O
Direito Administrativo surgiu numa lógica actocêntrica,
autoritária onde o acto administrativo assumia o monopólio da actuação da
Administração. Esta lógica era baseada nas concepções do Estado liberal, que
estava intimamente ligado a uma Administração agressiva, e do positivismo
científico, que procurava reduzir a realidade jurídica a um conjunto de
conceitos sistematizados, criando uma pirâmide conceptual onde o topo seria o
acto.
No
Direito alemão Otto Mayer vem defender que o acto administrativo seria igual a
uma sentença judicial, uma vez que executa e define o direito do súbdito no
caso concreto, porque o particular era um mero administrado.
Também
no Direito francês, Maurice Hauriou, embora numa lógica diferente, reconduzia o
acto administrativo à figura do acto definitivo e executório. Comparando o acto
administrativo com o negócio jurídico, acentua as diferenças entre estas duas
figuras, mostrando que o exercício do poder administrativo é diferente do
Direito privado, uma vez que a Administração dispõe de dois “privilégios
exorbitantes” que justificam a lógica autoritária do acto e são o privilégio
definitório e o privilégio executório.
Nos
anos 60 e 70, o acto administrativo entra em crise. O acto deixa de ter
primazia na actuação da Administração, surgindo outras formas de actuação
(contratos, planos, regulamentos, formas de actuação não jurídicas, …), sendo a
escolha determinada pela eficácia. Assim, nas palavras do Professor Vasco
Pereira da Silva, passa-se “da farda única para o pronto-a-vestir”. Por outro
lado, passam a ser admitidos os actos favoráveis que conferem aos particulares
vantagens jurídicas, como a atribuição de direitos, ou materiais. Como tal, o
acto não só deixa de ser o centro, como o muda em si mesmo, passando a haver
actos que não são definitivos nem executório, porque os actos favoráveis não
podem ser impostos contra a vontade do particular.
Contudo,
o modelo actocêntrico foi adoptado
pelo legislador português e só com a revisão constitucional de 1989 deixa de
haver garantia de impugnação dos actos “definitivos e executórios” e, em 2004,
elimina-se definitivamente esta lógica, com o afastamento do art.º 25º da LEPTA
(Lei do processo dos Tribunais Administrativos) que mantinha a exigência do acto
definitivo. Segundo o Professor
Marcello Caetano, o acto caracterizava-se por uma tripla definitividade:
material (definia a posição do particular no caso concreto), horizontal (o que
era relevante não era o procedimento, mas sim a vontade última da Administração
que punha termo ao procedimento) e vertical (o acto tinha de ser praticado pelo
órgão do topo). Para além disso, era também executório por ser susceptível de
coacção contra a vontade do particular.
Contudo, este conceito de acto não é adequado para
explicar a realidade, uma vez que a Administração deixa de ser apenas agressiva (caracterizada por actuações
intromissivas na esfera jurídica dos particulares e restritivas dos seus
direitos e interesses), para passar a ser também prestacional (atribuição de
vantagens aos particulares) e infra-estrutural (passa a programar a prossecução
futura do interesse público, por exemplo, através de planos).
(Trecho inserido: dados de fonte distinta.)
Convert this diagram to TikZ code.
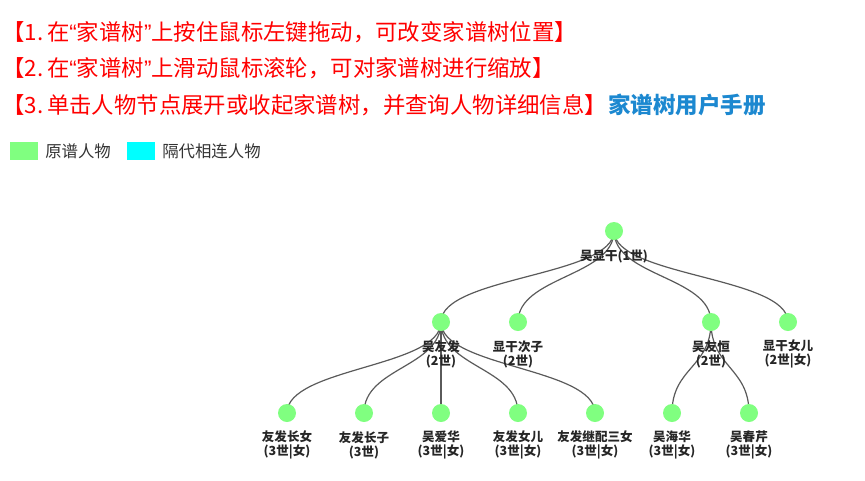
\documentclass[tikz,border=0pt]{standalone}
\usepackage{fontspec}
\setmainfont{Noto Sans CJK SC}
\newfontfamily\qfont{Liberation Sans}
\usetikzlibrary{backgrounds}
\definecolor{nodegreen}{RGB}{128,255,128}
\definecolor{linkcyan}{RGB}{0,255,255}
\definecolor{linkgray}{RGB}{90,90,90}
\definecolor{manualblue}{RGB}{28,136,208}
\definecolor{legendtext}{RGB}{51,51,51}
\newcommand{\myLq}{{\qfont “}}
\newcommand{\myRq}{{\qfont ”}}
\begin{document}
\begin{tikzpicture}[x=0.75pt,y=-0.75pt,
  tip/.style={anchor=west,inner sep=0pt,text=red,font=\fontsize{16.8pt}{19pt}\selectfont},
  manual/.style={anchor=west,inner sep=0pt,text=manualblue,font=\fontsize{16.9pt}{19pt}\selectfont\bfseries},
  legendbox/.style={inner sep=0pt,minimum width=21pt,minimum height=13.5pt},
  legendlabel/.style={anchor=west,inner sep=0pt,text=legendtext,font=\fontsize{12.3pt}{14pt}\selectfont},
  person/.style={circle,fill=nodegreen,inner sep=0pt,minimum size=13.5pt},
  plabel/.style={align=center,inner sep=0pt,text=black!85,font=\fontsize{9.4pt}{10.5pt}\selectfont\bfseries},
  link/.style={draw=linkgray,line width=0.9pt}]
\useasboundingbox (0,0) rectangle (865,480);
% instructions
\node[tip] (t1) at (2,32) {【1.\,在\myLq 家谱树\myRq 上按住鼠标左键拖动，可改变家谱树位置】};
\node[tip] (t2) at (2,68) {【2.\,在\myLq 家谱树\myRq 上滑动鼠标滚轮，可对家谱树进行缩放】};
\node[tip] (t3) at (2,105) {【3.\,单击人物节点展开或收起家谱树，并查询人物详细信息】};
\node[manual] (man) at (608,105) {家谱树用户手册};
% legend
\node[legendbox,fill=nodegreen] (lg1) at (24,151) {};
\node[legendlabel] (lt1) at (45,151) {原谱人物};
\node[legendbox,fill=linkcyan] (lg2) at (141,151) {};
\node[legendlabel] (lt2) at (162,151) {隔代相连人物};
% persons
\node[person] (r) at (614,231) {};
\node[person] (a) at (441,322) {};
\node[person] (b) at (518,322) {};
\node[person] (c) at (711,322) {};
\node[person] (d) at (788,322) {};
\node[person] (a1) at (287,413) {};
\node[person] (a2) at (364,413) {};
\node[person] (a3) at (441,413) {};
\node[person] (a4) at (518,413) {};
\node[person] (a5) at (595,413) {};
\node[person] (c1) at (672,413) {};
\node[person] (c2) at (749,413) {};
% labels
\node[plabel] (lr) at (614,256) {吴显干(1世)};
\node[plabel] (la) at (441,354) {吴友发\\(2世)};
\node[plabel] (lb) at (518,354) {显干次子\\(2世)};
\node[plabel] (lc) at (711,354) {吴友恒\\(2世)};
\node[plabel] (ld) at (788,354) {显干女儿\\(2世|女)};
\node[plabel] (la1) at (287,445) {友发长女\\(3世|女)};
\node[plabel] (la2) at (364,445) {友发长子\\(3世)};
\node[plabel] (la3) at (441,445) {吴爱华\\(3世|女)};
\node[plabel] (la4) at (518,445) {友发女儿\\(3世|女)};
\node[plabel] (la5) at (595,445) {友发继配三女\\(3世|女)};
\node[plabel] (lc1) at (672,445) {吴海华\\(3世|女)};
\node[plabel] (lc2) at (749,445) {吴春芹\\(3世|女)};
% links
\begin{scope}[on background layer]
\foreach \p/\c in {r/a,r/b,r/c,r/d,a/a1,a/a2,a/a3,a/a4,a/a5,c/c1,c/c2}{
  \draw[link] (\p.center) .. controls +(0,45.5) and +(0,-45.5) .. (\c.center);
}
\end{scope}
\end{tikzpicture}
\end{document}
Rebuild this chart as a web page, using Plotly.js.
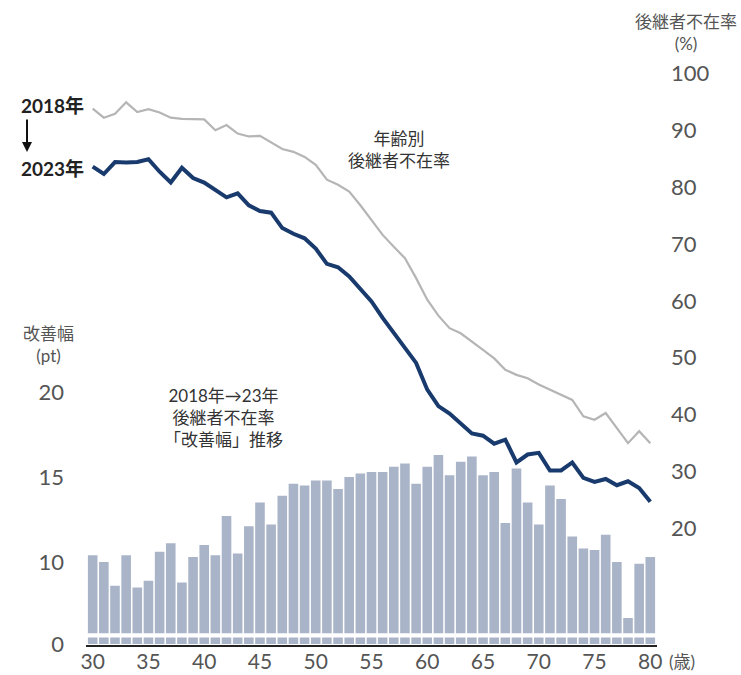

Assim, hoje faz sentido falar num conceito
amplo ou restrito de acto administrativo?
O Código do Procedimento Administrativo define, nos
termos do artigo 120º, os actos administrativos como as “decisões dos órgãos da
Administração que ao abrigo das normas de direito público visem produzir
efeitos jurídicos numa situação individual e concreta”. Deste modo, o
legislador não utiliza na definição do acto administrativo as ideias de
definitividade e executoriedade, aderindo a uma noção ampla. Só uma noção ampla
do acto administrativo permite abranger tanto actos da Administração agressiva,
como actos da Administração prestadora e infra-estrutural e tanto os actos
praticados no decurso do procedimento, como aqueles que lhe põem termo, ou
seja, só uma noção ampla é adequada à realidade.